Crucial to the plan though would be the government adopting the CCC’s advice for the Sixth Carbon Budget, which would see the UK reducing emissions by 78% by 2035, against a 1990 baseline. In order to meet the target the CCC advocates a scaling up of renewable energy generation, electric vehicles, nature conservation and restoration, energy efficiency and carbon capture and storage.
Onward’s report highlights 12 sectors dubbed “carbon giants” which attribute more than 2% of the UK’s annual emissions. These include aviation, agriculture, steel, manufacturing, construction, land transport, power generation, shipping and fishing, waste and sewerage, extractives and retail.
Onward believes that some 1.7 million new full-time equivalent roles could be created in these sectors by 2030 with most of the roles relating to energy efficiency and low-carbon heating.
“The UK has successfully halved its emissions since 1990, but that means the low-hanging fruit have already been picked,” report co-author Ted Christie-Miller said.
“The next phase will require the wholesale transformation of industries that are integral to our economy and vital for regional jobs. It is essential the Government helps these industries to make the transition, while helping new net-zero industries to flourish. “
Caroline Flint, co-chair of the Getting to Zero commission: “Is it possible to level up and get to net zero when carbon intensive industries are concentrated in the Midlands and the North of England and Scotland? Our report “Greening the Giants” provides some of the answers to how the dirty dozen can be reborn. And if policymakers make the right calls these transformed industries can be located in the very same areas that right now are set to lose out.”

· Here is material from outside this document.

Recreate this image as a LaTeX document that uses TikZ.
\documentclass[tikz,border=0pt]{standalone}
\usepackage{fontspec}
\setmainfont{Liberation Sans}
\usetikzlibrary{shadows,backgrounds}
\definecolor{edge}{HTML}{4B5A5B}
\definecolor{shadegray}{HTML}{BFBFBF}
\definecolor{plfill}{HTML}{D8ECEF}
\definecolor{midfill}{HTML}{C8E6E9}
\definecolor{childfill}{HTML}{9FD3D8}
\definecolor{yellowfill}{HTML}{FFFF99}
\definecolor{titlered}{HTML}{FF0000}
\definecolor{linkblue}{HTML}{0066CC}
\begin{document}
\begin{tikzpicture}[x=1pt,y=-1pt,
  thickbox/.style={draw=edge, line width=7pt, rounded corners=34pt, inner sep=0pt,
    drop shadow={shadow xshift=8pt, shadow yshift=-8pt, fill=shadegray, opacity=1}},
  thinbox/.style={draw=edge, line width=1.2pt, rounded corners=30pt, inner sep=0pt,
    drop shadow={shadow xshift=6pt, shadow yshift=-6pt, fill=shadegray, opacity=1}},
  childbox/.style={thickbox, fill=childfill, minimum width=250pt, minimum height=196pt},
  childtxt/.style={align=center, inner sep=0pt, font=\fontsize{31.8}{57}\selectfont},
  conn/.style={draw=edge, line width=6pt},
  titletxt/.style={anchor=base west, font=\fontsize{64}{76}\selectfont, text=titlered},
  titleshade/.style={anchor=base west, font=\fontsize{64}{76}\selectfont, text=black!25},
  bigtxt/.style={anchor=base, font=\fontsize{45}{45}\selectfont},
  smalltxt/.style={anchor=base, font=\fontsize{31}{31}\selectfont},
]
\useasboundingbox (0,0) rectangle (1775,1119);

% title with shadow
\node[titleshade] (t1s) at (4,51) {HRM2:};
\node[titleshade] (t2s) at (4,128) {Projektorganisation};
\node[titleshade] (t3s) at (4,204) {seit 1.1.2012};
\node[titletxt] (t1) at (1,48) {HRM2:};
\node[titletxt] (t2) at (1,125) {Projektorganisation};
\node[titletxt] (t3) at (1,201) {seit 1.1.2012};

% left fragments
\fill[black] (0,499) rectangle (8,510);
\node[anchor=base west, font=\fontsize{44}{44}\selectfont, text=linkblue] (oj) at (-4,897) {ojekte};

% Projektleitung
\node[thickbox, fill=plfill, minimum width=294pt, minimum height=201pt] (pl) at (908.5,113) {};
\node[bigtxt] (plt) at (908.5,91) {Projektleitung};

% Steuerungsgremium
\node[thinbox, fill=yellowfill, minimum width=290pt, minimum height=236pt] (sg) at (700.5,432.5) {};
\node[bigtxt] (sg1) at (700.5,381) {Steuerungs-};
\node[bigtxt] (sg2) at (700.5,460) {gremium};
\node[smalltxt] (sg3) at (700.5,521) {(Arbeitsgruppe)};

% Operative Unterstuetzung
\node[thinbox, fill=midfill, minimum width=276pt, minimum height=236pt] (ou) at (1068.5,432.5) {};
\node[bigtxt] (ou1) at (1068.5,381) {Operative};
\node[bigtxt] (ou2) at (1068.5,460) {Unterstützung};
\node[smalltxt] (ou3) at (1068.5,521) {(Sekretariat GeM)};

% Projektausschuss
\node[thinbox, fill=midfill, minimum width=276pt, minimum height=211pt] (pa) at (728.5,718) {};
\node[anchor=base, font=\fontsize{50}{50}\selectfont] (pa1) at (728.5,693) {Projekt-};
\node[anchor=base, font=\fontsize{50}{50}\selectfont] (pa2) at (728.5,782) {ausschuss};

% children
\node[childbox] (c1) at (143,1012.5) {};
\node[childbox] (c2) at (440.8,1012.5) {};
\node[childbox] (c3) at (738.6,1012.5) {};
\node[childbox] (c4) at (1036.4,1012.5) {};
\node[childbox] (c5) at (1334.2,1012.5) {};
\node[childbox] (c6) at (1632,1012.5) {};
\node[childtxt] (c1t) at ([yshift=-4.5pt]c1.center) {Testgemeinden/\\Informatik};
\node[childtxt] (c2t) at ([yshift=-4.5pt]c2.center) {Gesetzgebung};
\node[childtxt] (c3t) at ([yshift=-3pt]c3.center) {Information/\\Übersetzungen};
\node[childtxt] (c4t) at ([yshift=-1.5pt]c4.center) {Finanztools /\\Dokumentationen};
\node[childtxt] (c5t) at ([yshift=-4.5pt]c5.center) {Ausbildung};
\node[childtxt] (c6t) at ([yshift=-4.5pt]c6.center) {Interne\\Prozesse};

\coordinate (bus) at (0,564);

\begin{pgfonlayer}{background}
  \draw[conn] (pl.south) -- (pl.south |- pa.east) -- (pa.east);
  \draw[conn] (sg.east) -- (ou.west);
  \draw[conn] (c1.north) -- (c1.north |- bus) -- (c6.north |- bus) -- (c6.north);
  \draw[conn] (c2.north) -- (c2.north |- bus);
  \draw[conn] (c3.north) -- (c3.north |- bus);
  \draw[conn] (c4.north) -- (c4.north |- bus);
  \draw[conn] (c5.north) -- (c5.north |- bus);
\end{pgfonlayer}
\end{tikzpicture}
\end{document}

The government has recently been criticised for what critics have described as a not joined-up approach to achieving net-zero. The report also comes days after the government unveiled its new plans for the oil and gas industries which had recommendations which in the main disappointed environmentalists.

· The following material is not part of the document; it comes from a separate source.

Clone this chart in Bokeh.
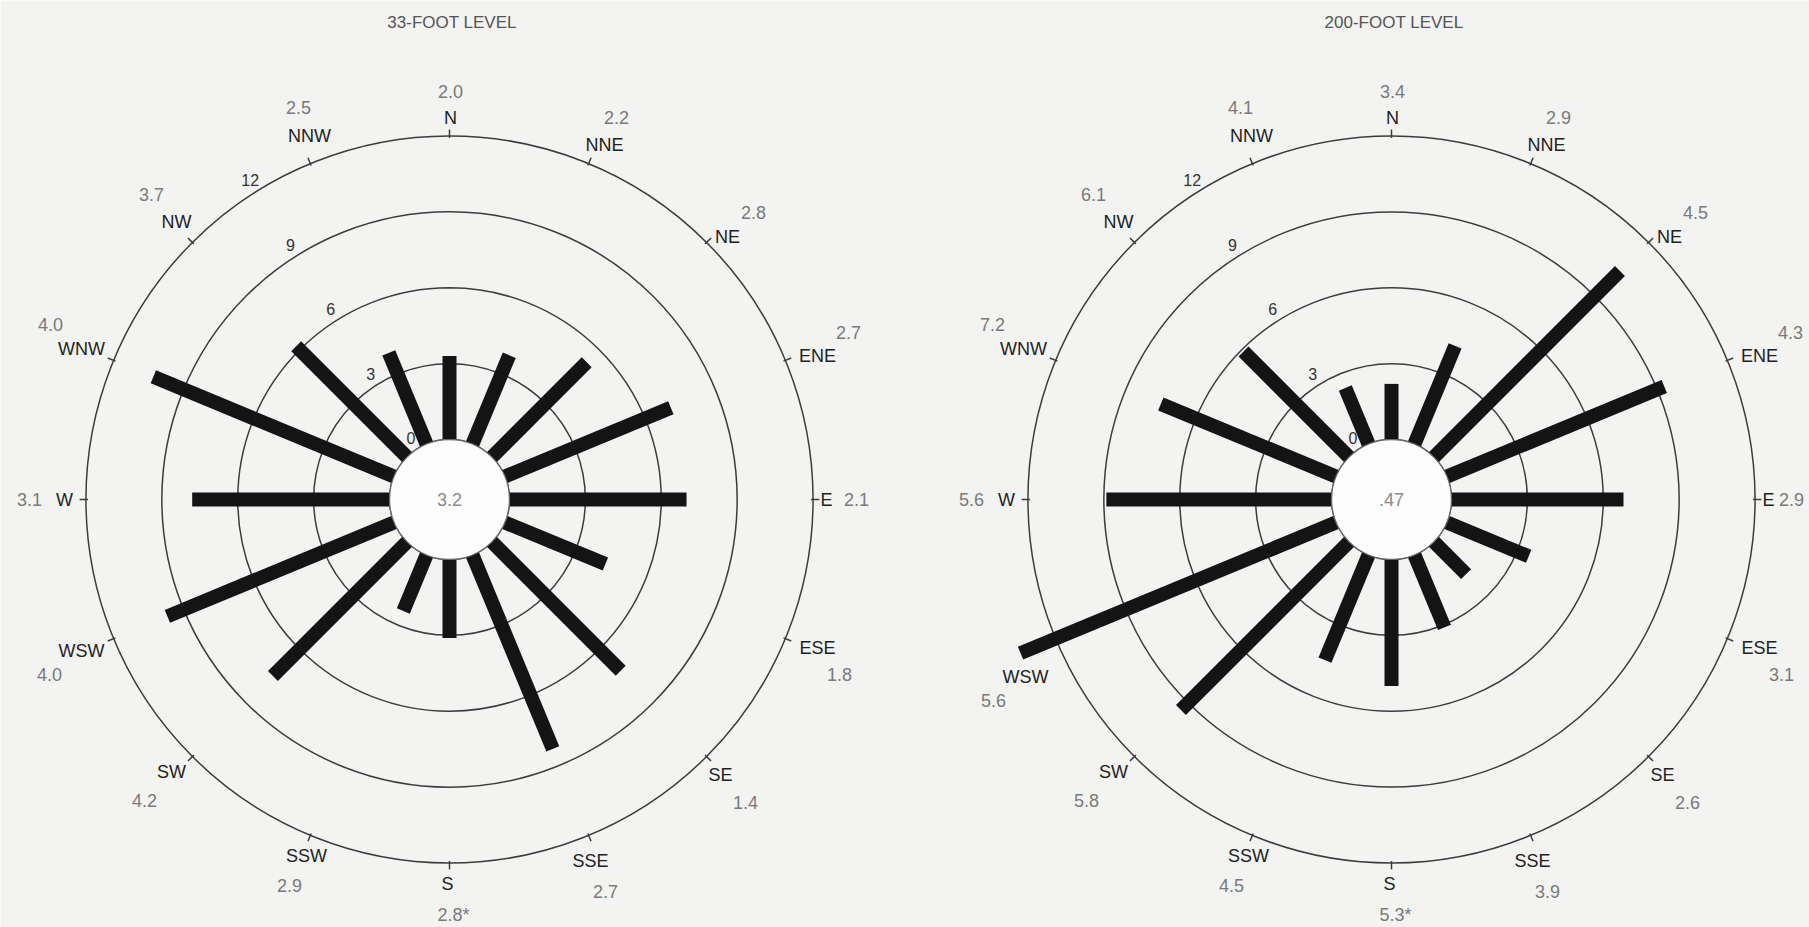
import numpy as np
from bokeh.plotting import figure
from bokeh.models import Range1d, ColumnDataSource
from bokeh.core.properties import value
from bokeh.embed import file_html
from bokeh.resources import INLINE

# ---------------- data ----------------
directions = ["N", "NNE", "NE", "ENE", "E", "ESE", "SE", "SSE",
              "S", "SSW", "SW", "WSW", "W", "WNW", "NW", "NNW"]
freq_33ft = [3.3, 3.8, 5.3, 7.1, 7.0, 4.3, 7.2, 8.3, 3.1, 2.4, 7.5, 9.7, 7.8, 10.3, 6.2, 3.9]
speed_33ft = ["2.0", "2.2", "2.8", "2.7", "2.1", "1.8", "1.4", "2.7",
              "2.8*", "2.9", "4.2", "4.0", "3.1", "4.0", "3.7", "2.5"]
calm_33ft = "3.2"
freq_200ft = [2.2, 4.2, 10.4, 9.3, 6.8, 3.5, 1.8, 3.1, 5.0, 4.5, 9.4, 13.5, 8.9, 7.5, 5.9, 2.4]
speed_200ft = ["3.4", "2.9", "4.5", "4.3", "2.9", "3.1", "2.6", "3.9",
               "5.3*", "4.5", "5.8", "5.6", "5.6", "7.2", "6.1", "4.1"]
calm_200ft = ".47"
ring_values = [0, 3, 6, 9, 12]
ring_labels = ["0", "3", "6", "9", "12"]
titles = ["33-FOOT LEVEL", "200-FOOT LEVEL"]

# ---------------- style / geometry (pixels) ----------------
BG = "#f3f3f1"
FONT = value("Liberation Sans")
PX = 25.3          # pixels per percent
R0 = 2.37          # radius of the calm circle (in percent units)
W, H = 1809, 927
CY = 499           # rose centres, px from top
CX_LEFT, CX_RIGHT = 449, 1391

# direction-label placement relative to the rose centre (px, y down)
LABEL_PX = [(1, -382), (155, -355), (278, -263), (368, -144), (377, 0), (368, 148),
            (271, 275), (141, 361), (-2, 384), (-143, 356), (-278, 272), (-368, 151),
            (-385, 0), (-368, -151), (-273, -278), (-140, -364)]
# mean-speed offset relative to its label (px, y down)
SPEED_PX = [(0, -26), (12, -27), (26, -24), (31, -23), (30, 0), (22, 27),
            (25, 28), (15, 31), (6, 31), (-17, 30), (-27, 29), (-32, 24),
            (-35, 0), (-31, -24), (-25, -27), (-11, -28)]

p = figure(width=W, height=H, output_backend="svg", toolbar_location=None,
           x_axis_type=None, y_axis_type=None, min_border=0,
           x_range=Range1d(0, W / PX), y_range=Range1d(-(H - CY) / PX, CY / PX))
p.background_fill_color = BG
p.border_fill_color = BG
p.outline_line_color = None
p.grid.visible = False


def rose(cx_px, freq, speeds, calm, title, nudge, speed_nudge):
    ox = cx_px / PX
    theta = np.deg2rad(np.arange(16) * 22.5)
    s, c = np.sin(theta), np.cos(theta)

    # rings
    rr = [R0 + v for v in ring_values]
    p.circle(x=[ox] * len(rr), y=[0] * len(rr), radius=rr, fill_color=None,
             line_color="#3c3c3c", line_width=1.5)
    # small ticks on the outer ring
    ro = R0 + ring_values[-1]
    p.segment(x0=ox + (ro - 0.08) * s, y0=(ro - 0.08) * c,
              x1=ox + (ro + 0.25) * s, y1=(ro + 0.25) * c,
              line_color="#3c3c3c", line_width=1.5)

    # bars
    f = np.array(freq)
    src = ColumnDataSource(dict(x0=ox + (R0 - 0.2) * s, y0=(R0 - 0.2) * c,
                                x1=ox + (R0 + f) * s, y1=(R0 + f) * c))
    p.segment(x0="x0", y0="y0", x1="x1", y1="y1", source=src,
              line_color="#141414", line_width=14, line_cap="butt")

    # calm circle
    p.circle(x=[ox], y=[0], radius=R0, fill_color="#fdfdfd", line_color="#6a6a6a", line_width=1.3)
    p.text(x=[ox], y=[0], text=[calm], text_font=FONT, text_font_size="18px",
           text_color="#8a8a8a", text_align="center", text_baseline="middle")

    # ring value labels
    a = np.deg2rad(-32.0)
    rl = np.array([R0 + v + 0.5 for v in ring_values])
    p.text(x=ox + rl * np.sin(a), y=rl * np.cos(a), text=ring_labels, text_font=FONT,
           text_font_size="16px", text_color="#333333", text_align="center",
           text_baseline="middle")

    # direction labels and mean speeds
    lx = np.array([q[0] for q in LABEL_PX], dtype=float)
    ly = np.array([q[1] for q in LABEL_PX], dtype=float)
    for i, (dx, dy) in nudge.items():
        lx[i] += dx
        ly[i] += dy
    sx = [q[0] for q in SPEED_PX]
    sy = [q[1] for q in SPEED_PX]
    for i, (dx, dy) in speed_nudge.items():
        sx[i] += dx
        sy[i] += dy
    lx, ly = ox + lx / PX, -ly / PX
    p.text(x=lx, y=ly, text=directions, text_font=FONT, text_font_size="18px",
           text_color="#222222", text_align="center", text_baseline="middle")
    p.text(x=lx, y=ly, x_offset=sx, y_offset=sy,
           text=speeds, text_font=FONT, text_font_size="18px", text_color="#7a7a7a",
           text_align="center", text_baseline="middle")

    # title
    p.text(x=[ox + 0.1], y=[(CY - 22) / PX], text=[title], text_font=FONT, text_font_size="17px",
           text_color="#555555", text_align="center", text_baseline="middle")


rose(CX_LEFT, freq_33ft, speed_33ft, calm_33ft, titles[0], {}, {})
rose(CX_RIGHT, freq_200ft, speed_200ft, calm_200ft, titles[1], {11: (2, 26)}, {4: (-7, 0)})

open("out.html", "w").write(file_html(p, INLINE))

The report’s six key recommendations are
The report puts forward 25 recommendations for the Government to green the giants and ease the transition for these high-emitting industries, while maximising the domestic economic potential of the transition to boost jobs and growth, including:
- Establish a Net Zero Delivery Taskforce, modelled on the Vaccines Taskforce, with a specific remit and ministerial backing to initiate major government sponsored trials of high risk, high reward technologies still in the R&D phase.
- Introduce a new industrial Contracts for Difference scheme for green hydrogen and carbon capture, building on the success of CfDs in encouraging wind and solar renewables over the last decade.
- Introduce a Carbon Takeback Obligation (CTBO) requiring importers and extractors of fossil fuels to permanently store a percentage of carbon dioxide generated by the products they sell, rising from 1% in 2025 to 10% in 2035.
- Require a proportion of the materials in net zero technologies to be sourced from the UK supply chains, to reduce import emissions and boost UK industry, building on the offshore wind sector deal, which committed industry to using 60% UK steel by 2030.
- Publish regional carbon budgets to hold local and mayoral authorities accountable for their progress on emissions, while devolving responsibility for EV charging networks and retrofitting housing stock to local government.
- Use the UK’s chairmanship of the G7 in the summer to promote the idea of the Green7, using the world’s most powerful countries to drive decarbonisation alongside economic and national security.